Barclays says Q1 profits dip, seeks to sell French unit
British bank Barclays posted sliding profits Wednesday, hit by losses in non-core units that it is seeking to offload, and revealed talks to sell its French retail operations.
Earnings after taxation declined seven percent to £433 million ($630 million, 558 million euros) in the three months to March, Barclays said in a results statement. That compared with net profit of £465 million last time around.
Pre-tax profits however sank 25 percent to £793 million, hit also by a jump in credit impairment charges.
That undershot market expectations of £846 million, according to an average of analysts' forecasts provided by the group.
The troubled bank added it has entered "exclusive discussions" with AnaCap Financial Partners over the possible sale of its French retail banking activities, in a move which would mark its exit from continental European retail banking.

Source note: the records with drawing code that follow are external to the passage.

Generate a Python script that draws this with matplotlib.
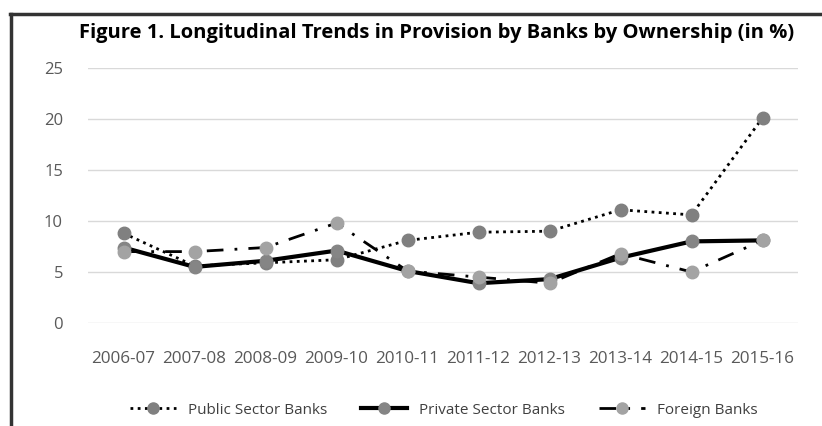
import matplotlib
matplotlib.use("Agg")
from matplotlib import pyplot as plt
from matplotlib.lines import Line2D

years = ["2006-07", "2007-08", "2008-09", "2009-10", "2010-11",
         "2011-12", "2012-13", "2013-14", "2014-15", "2015-16"]
public = [8.8, 5.6, 5.9, 6.2, 8.1, 8.9, 9.0, 11.1, 10.6, 20.1]
private = [7.4, 5.5, 6.1, 7.1, 5.1, 3.9, 4.3, 6.4, 8.0, 8.1]
foreign = [7.0, 7.0, 7.4, 9.8, 5.1, 4.5, 3.9, 6.8, 5.0, 8.1]
yticks = [0, 5, 10, 15, 20, 25]

plt.rcParams["font.family"] = ["Open Sans", "DejaVu Sans"]

fig = plt.figure(figsize=(8.22, 4.26), dpi=100, facecolor="white")
ax = fig.add_axes([88 / 822, 1 - 323 / 426, 710 / 822, 255 / 426])

x = list(range(len(years)))
ax.plot(x, public, color="black", lw=2, linestyle=(0, (1, 1.6)),
        marker="o", ms=9, mfc="#808080", mec="#808080", zorder=3,
        label="Public Sector Banks")
ax.plot(x, private, color="black", lw=3, linestyle="-",
        marker="o", ms=9, mfc="#858585", mec="#858585", zorder=4,
        label="Private Sector Banks")
ax.plot(x, foreign, color="black", lw=2, linestyle=(0, (6, 4, 1, 4)),
        marker="o", ms=9, mfc="#a3a3a3", mec="#a3a3a3", zorder=5,
        label="Foreign Banks")

ax.set_xlim(-0.5, 9.5)
ax.set_ylim(0, 25)
ax.set_yticks(yticks)
ax.set_xticks(x)
ax.set_xticklabels(years)
ax.grid(axis="y", color="#d9d9d9", lw=1)
ax.set_axisbelow(True)
for s in ax.spines.values():
    s.set_visible(False)
ax.tick_params(length=0, labelsize=12, colors="#595959")
ax.tick_params(axis="x", pad=20, labelsize=12.3)
ax.tick_params(axis="y", pad=18)

fig.text(0.531, 0.922, "Figure 1. Longitudinal Trends in Provision by Banks by Ownership (in %)",
         ha="center", va="center", fontsize=14.5, fontweight="bold", color="black")

handles = [
    Line2D([], [], color="black", lw=2, linestyle=(0, (1, 1.6)), marker="o", ms=8,
           mfc="#808080", mec="#808080"),
    Line2D([], [], color="black", lw=3, marker="o", ms=8, mfc="#858585", mec="#858585"),
    Line2D([], [], color="black", lw=2, linestyle=(0, (6, 4, 1, 4)), marker="o", ms=8,
           mfc="#a3a3a3", mec="#a3a3a3"),
]
fig.legend(handles, ["Public Sector Banks", "Private Sector Banks", "Foreign Banks"],
           loc="center", bbox_to_anchor=(0.54, 0.037), ncol=3, frameon=False,
           fontsize=11, labelcolor="#404040", handlelength=3.0, columnspacing=2.2)

# frame around the figure (left and top edges visible in the reference)
fig.add_artist(Line2D([11 / 822, 11 / 822], [0, 1 - 14 / 426], color="#333333", lw=2.5,
                      transform=fig.transFigure))
fig.add_artist(Line2D([10 / 822, 1], [1 - 14 / 426, 1 - 14 / 426], color="#333333", lw=2.5,
                      transform=fig.transFigure))

fig.savefig("out.png", dpi=100, facecolor="white")
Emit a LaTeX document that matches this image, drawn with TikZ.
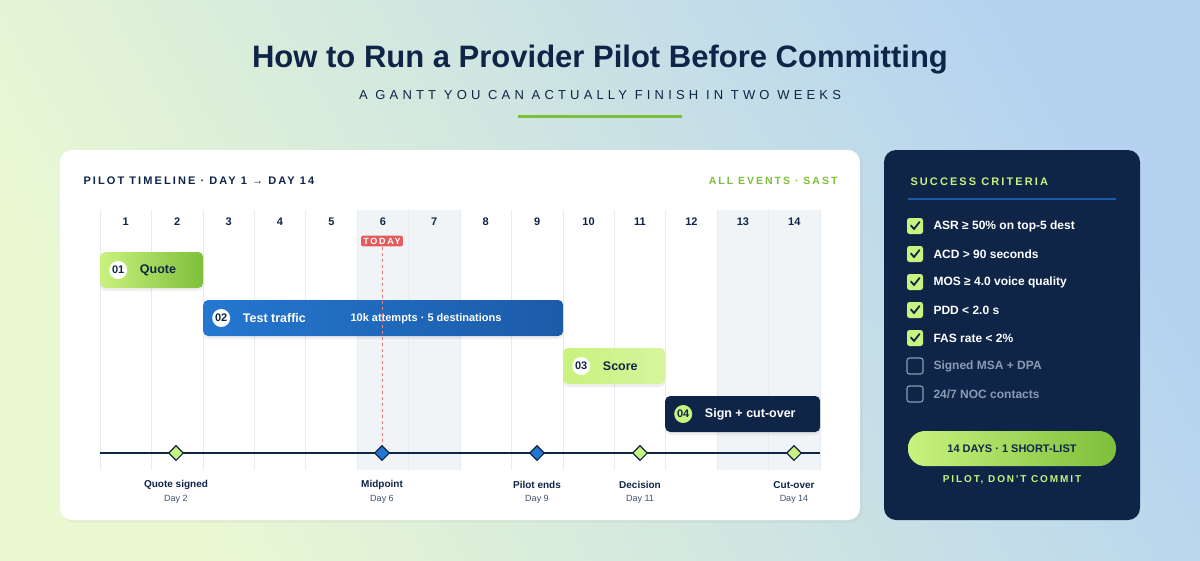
\documentclass[tikz,border=0pt]{standalone}
\usepackage{fontspec}
\setmainfont{Liberation Sans}
\newfontfamily\spaced[LetterSpace=32]{Liberation Sans}
\newfontfamily\spacedb[LetterSpace=19]{Liberation Sans}
\usetikzlibrary{positioning,shadows,shapes.geometric}
\definecolor{navy}{HTML}{0F2547}
\definecolor{lime}{HTML}{C9F27E}
\definecolor{limed}{HTML}{7DBF3A}
\definecolor{blu}{HTML}{2477D0}
\definecolor{blud}{HTML}{1C5BA8}
\definecolor{todayred}{HTML}{E45B5B}
\definecolor{gridc}{HTML}{E6EBEF}
\definecolor{shadec}{HTML}{F1F4F7}
\definecolor{muted}{HTML}{8A9AB3}
\definecolor{bgtl}{HTML}{EAF8D2}
\definecolor{bgbr}{HTML}{B5D3F0}
\newcommand{\fs}[1]{\fontsize{#1}{#1}\selectfont}
\tikzset{
  daynum/.style={font=\bfseries\fs{11}, text=navy},
  bar/.style={rounded corners=5pt, minimum height=36pt, anchor=west, inner sep=0pt, drop shadow={opacity=0.12, shadow xshift=0pt, shadow yshift=-3pt}},
  bartext/.style={font=\bfseries\fs{12.5}},
  badge/.style={circle, fill=white, minimum size=18pt, inner sep=0pt, font=\bfseries\fs{11}, text=navy},
  mile/.style={diamond, draw=navy, line width=1.1pt, minimum size=15pt, inner sep=0pt},
  milename/.style={font=\bfseries\fs{10}, text=navy},
  miledate/.style={font=\fs{9}, text=navy!80},
  crit/.style={font=\bfseries\fs{12}, text=white, anchor=west},
  box/.style={minimum size=16pt, rounded corners=2.5pt, inner sep=0pt},
}
\begin{document}
\begin{tikzpicture}[x=1pt,y=-1pt]
\useasboundingbox (0,0) rectangle (1200,560);
\shade[left color=bgtl, right color=bgbr, shading angle=120] (0,0) rectangle (1200,560);

% title
\node[font=\bfseries\fs{31}, text=navy] (title) at (600,60) {How to Run a Provider Pilot Before Committing};
\node[font=\spaced\fs{13}, text=navy] (subtitle) at (600,95) {A GANTT YOU CAN ACTUALLY FINISH IN TWO WEEKS};
\fill[limed] (518,114.5) rectangle (682,117.5);

% timeline card
\fill[white, rounded corners=12pt, drop shadow={opacity=0.08}] (60,150) rectangle (860,520);
\node[font=\spacedb\bfseries\fs{11}, text=navy, anchor=west] (cardtitle) at (80,181) {PILOT TIMELINE · DAY 1 → DAY 14};
\node[font=\spacedb\bfseries\fs{10.5}, text=limed, anchor=east] (cardtz) at (841,181) {ALL EVENTS · SAST};

\fill[shadec] (357.1,210) rectangle (460,470);
\fill[shadec] (717.1,210) rectangle (820,470);
\foreach \i in {0,...,14}
  \draw[gridc, line width=0.7pt] ({100+51.43*\i},210) -- ({100+51.43*\i},470);
\foreach \i in {1,...,14}
  \node[daynum] (d\i) at ({100+51.43*(\i-0.5)},222) {\i};

% today
\node[fill=todayred, rounded corners=2pt, text=white, font=\spacedb\bfseries\fs{9}, inner sep=2.2pt] (today) at (382,241) {TODAY};

% bars
\node[bar, minimum width=103pt, left color=lime, right color=limed] (b1) at (100,270) {};
\node[badge, right=9pt of b1.west] (n1) {01};
\node[bartext, text=navy, right=9pt of n1] (t1) {Quote};

\node[bar, minimum width=360pt, left color=blu, right color=blud] (b2) at (203,318) {};
\node[badge, right=9pt of b2.west] (n2) {02};
\node[bartext, text=white, right=9pt of n2] (t2) {Test traffic};
\node[font=\bfseries\fs{11}, text=white, anchor=west] (t2b) at (347,319) {10k attempts · 5 destinations};

\node[bar, minimum width=102pt, left color=lime, right color=lime!75] (b3) at (563,366) {};
\node[badge, right=9pt of b3.west] (n3) {03};
\node[bartext, text=navy, right=9pt of n3] (t3) {Score};

\node[bar, minimum width=155pt, fill=navy] (b4) at (665,414) {};
\node[badge, fill=lime, right=9pt of b4.west] (n4) {04};
\node[bartext, text=white, right=9pt of n4] (t4) {Sign + cut-over};

% milestones
\coordinate (axl) at (100,453);
\coordinate (axr) at (820,453);
\draw[navy, line width=1.6pt] (axl) -- (axr);
\draw[todayred!80, dashed, line width=0.8pt] (today.south) -- (382,445);
\foreach \n/\x/\c/\lab/\dd in {m2/176/lime/Quote signed/2, m6/382/blu/Midpoint/6, m9/537/blu/Pilot ends/9, m11/640/lime/Decision/11, m14/794/lime/Cut-over/14} {
  \node[mile, fill=\c] (\n) at (\x,453) {};
  \node[milename] (\n l) at (\x,485) {\lab};
  \node[miledate] (\n d) at (\x,499) {Day \dd};
}

% criteria panel
\fill[navy, rounded corners=12pt] (884,150) rectangle (1140,520);
\node[font=\spacedb\bfseries\fs{11}, text=lime, anchor=west] (crithead) at (907,182) {SUCCESS CRITERIA};
\draw[blud, line width=1.2pt] (908,199) -- (1116,199);
\foreach \y/\txt in {226/ASR ≥ 50\% on top-5 dest, 254/ACD > 90 seconds, 282/MOS ≥ 4.0 voice quality, 310/PDD < 2.0 s, 338/FAS rate < 2\%} {
  \node[box, fill=lime] (c\y) at (915,\y) {};
  \draw[navy, line width=1.8pt, line cap=round, line join=round] ([xshift=-4pt,yshift=0.5pt]c\y.center) -- ([xshift=-1pt,yshift=-3pt]c\y.center) -- ([xshift=4.5pt,yshift=4pt]c\y.center);
  \node[crit] (ct\y) at (930,\y) {\txt};
}
\foreach \y/\txt in {366/{Signed MSA + DPA}, 394/{24/7 NOC contacts}} {
  \node[box, draw=muted, line width=1.2pt] (c\y) at (915,\y) {};
  \node[crit, text=muted] (ct\y) at (930,\y) {\txt};
}
\node[left color=lime, right color=limed, rounded corners=17pt, minimum width=208pt, minimum height=35pt, font=\bfseries\fs{11}, text=navy] (pill) at (1012,448.5) {14 DAYS · 1 SHORT-LIST};
\node[font=\spacedb\bfseries\fs{10}, text=lime, below=6pt of pill] (motto) {PILOT, DON'T COMMIT};
\end{tikzpicture}
\end{document}
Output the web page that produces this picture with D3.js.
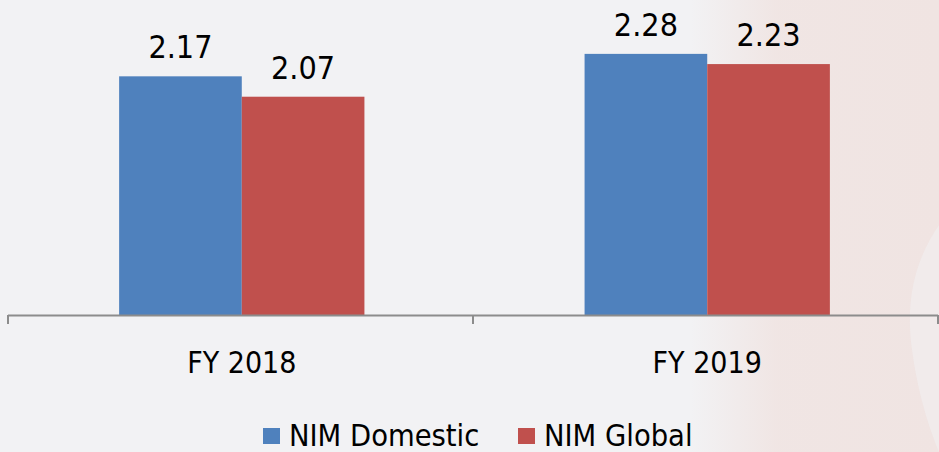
<!DOCTYPE html>
<html>
<head>
<meta charset="utf-8">
<script src="https://cdn.jsdelivr.net/npm/d3@7"></script>
<style>
  body { margin: 0; background: #f2f2f4; }
  svg { display: block; }
  text { font-family: "DejaVu Sans Condensed", "DejaVu Sans", sans-serif; font-stretch: condensed; fill: #000; }
</style>
</head>
<body>
<svg id="chart"></svg>
<script>
var years = ["FY 2018", "FY 2019"];
var series = ["NIM Domestic", "NIM Global"];
var nimDomestic = [2.17, 2.28];
var nimGlobal = [2.07, 2.23];
var colors = ["#4f81bd", "#c0504d"];

var chart = {};

function setup() {
    chart.size = {width: 939, height: 452};
    chart.svg = d3.select("#chart")
                  .attr("width", chart.size.width)
                  .attr("height", chart.size.height);

    // faint watermark on the right side
    var defs = chart.svg.append("defs");
    var grad = defs.append("linearGradient").attr("id", "wm")
                   .attr("x1", "0").attr("x2", "1").attr("y1", "0").attr("y2", "0");
    grad.append("stop").attr("offset", "0").attr("stop-color", "#f0e4e2").attr("stop-opacity", 0);
    grad.append("stop").attr("offset", "0.35").attr("stop-color", "#f0e4e2").attr("stop-opacity", 0.9);
    grad.append("stop").attr("offset", "1").attr("stop-color", "#f0e4e2").attr("stop-opacity", 1);
    chart.svg.append("rect")
        .attr("x", 690).attr("y", 0).attr("width", 249).attr("height", 452)
        .attr("fill", "url(#wm)");
    chart.svg.append("path")
        .attr("d", "M939,225 C915,260 905,300 912,350 C918,395 930,430 939,452 Z")
        .attr("fill", "#f2f2f4").attr("opacity", 0.5);

    var data = years.map((y, i) => ({year: y, values: [nimDomestic[i], nimGlobal[i]]}));

    var x0 = d3.scaleBand().domain(years).range([9, 940])
               .paddingInner(0.473).paddingOuter(0.2366);
    var x1 = d3.scaleBand().domain(series).range([0, x0.bandwidth()]);
    var y = d3.scaleLinear().domain([1, 2.5]).range([315, 9]);

    var groups = chart.svg.append("g").selectAll("g")
        .data(data).join("g")
        .attr("transform", d => `translate(${x0(d.year)},0)`);

    groups.selectAll("rect")
        .data(d => d.values.map((v, i) => ({key: series[i], value: v, i: i})))
        .join("rect")
        .attr("x", d => x1(d.key))
        .attr("y", d => y(d.value))
        .attr("width", x1.bandwidth())
        .attr("height", d => y(1) - y(d.value))
        .attr("fill", d => colors[d.i]);

    groups.selectAll("text")
        .data(d => d.values.map((v, i) => ({key: series[i], value: v})))
        .join("text")
        .attr("x", d => x1(d.key) + x1.bandwidth() / 2)
        .attr("y", d => y(d.value) - 18)
        .attr("text-anchor", "middle")
        .style("font-size", "32px")
        .text(d => d3.format(".2f")(d.value));

    // category axis with ticks at band boundaries
    var axis = chart.svg.append("g");
    axis.append("line")
        .attr("x1", 8).attr("x2", 938).attr("y1", 315.5).attr("y2", 315.5)
        .attr("stroke", "#8c8c8c").attr("stroke-width", 2);
    var edges = [8, 473, 938];
    axis.selectAll("line.tick").data(edges).join("line")
        .attr("class", "tick")
        .attr("x1", d => d).attr("x2", d => d)
        .attr("y1", 315).attr("y2", 324)
        .attr("stroke", "#8c8c8c").attr("stroke-width", 2);
    axis.selectAll("text").data(years).join("text")
        .attr("x", d => x0(d) + x0.bandwidth() / 2)
        .attr("y", 373)
        .attr("text-anchor", "middle")
        .style("font-size", "30px")
        .text(d => d);

    // legend
    var legend = chart.svg.append("g");
    var lx = [263, 518];
    series.forEach((s, i) => {
        legend.append("rect")
            .attr("x", lx[i]).attr("y", 428).attr("width", 17).attr("height", 16)
            .attr("fill", colors[i]);
        legend.append("text")
            .attr("x", lx[i] + 26).attr("y", 446)
            .style("font-size", "30.5px")
            .text(s);
    });
}

window.addEventListener("load", setup);
</script>
</body>
</html>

The talks are part of Barclays' ongoing efforts to shed non-core assets, as it attempts to recover from several scandals.
The French operations include its network of 74 branches, life insurance business, and wealth and investment management operations.
The division employs around 1,000 people in France, according to a company spokeswoman.
Barclays added it will continue to operate its corporate and investment banking activities in France.
“Accelerating the disposal of our non-core unit is the key to creating a simpler, more focused Barclays, and to eliminating the drag on the performance of our strong core business," said chief executive Jes Staley.
"Today’s announcement, together with the sale of our Asia Wealth operations announced earlier this month, represent significant steps forward, and are tangible evidence of the progress we continue to make.
“This transaction, once completed, would effectively finish our exit from Continental European branch-based retail banking,” said Staley, adding that the French unit "no longer fits" with the group's strategic ambitions.
In March, Barclays had revealed a shake-up of the beleaguered bank with plan to exit its African operations, having already announced its departure from Russia in January.
The troubled bank is still seeking to restore its battered reputation under the leadership of Staley.
The lender decided last month to split the bank into two units, focusing on its operations in Britain and the United States.
Staley, an American veteran banker who began his latest role in December 2015, has been tasked with restoring the bank's battered reputation caused by a series of scandals including the rigging of foreign exchange and Libor interest rate markets.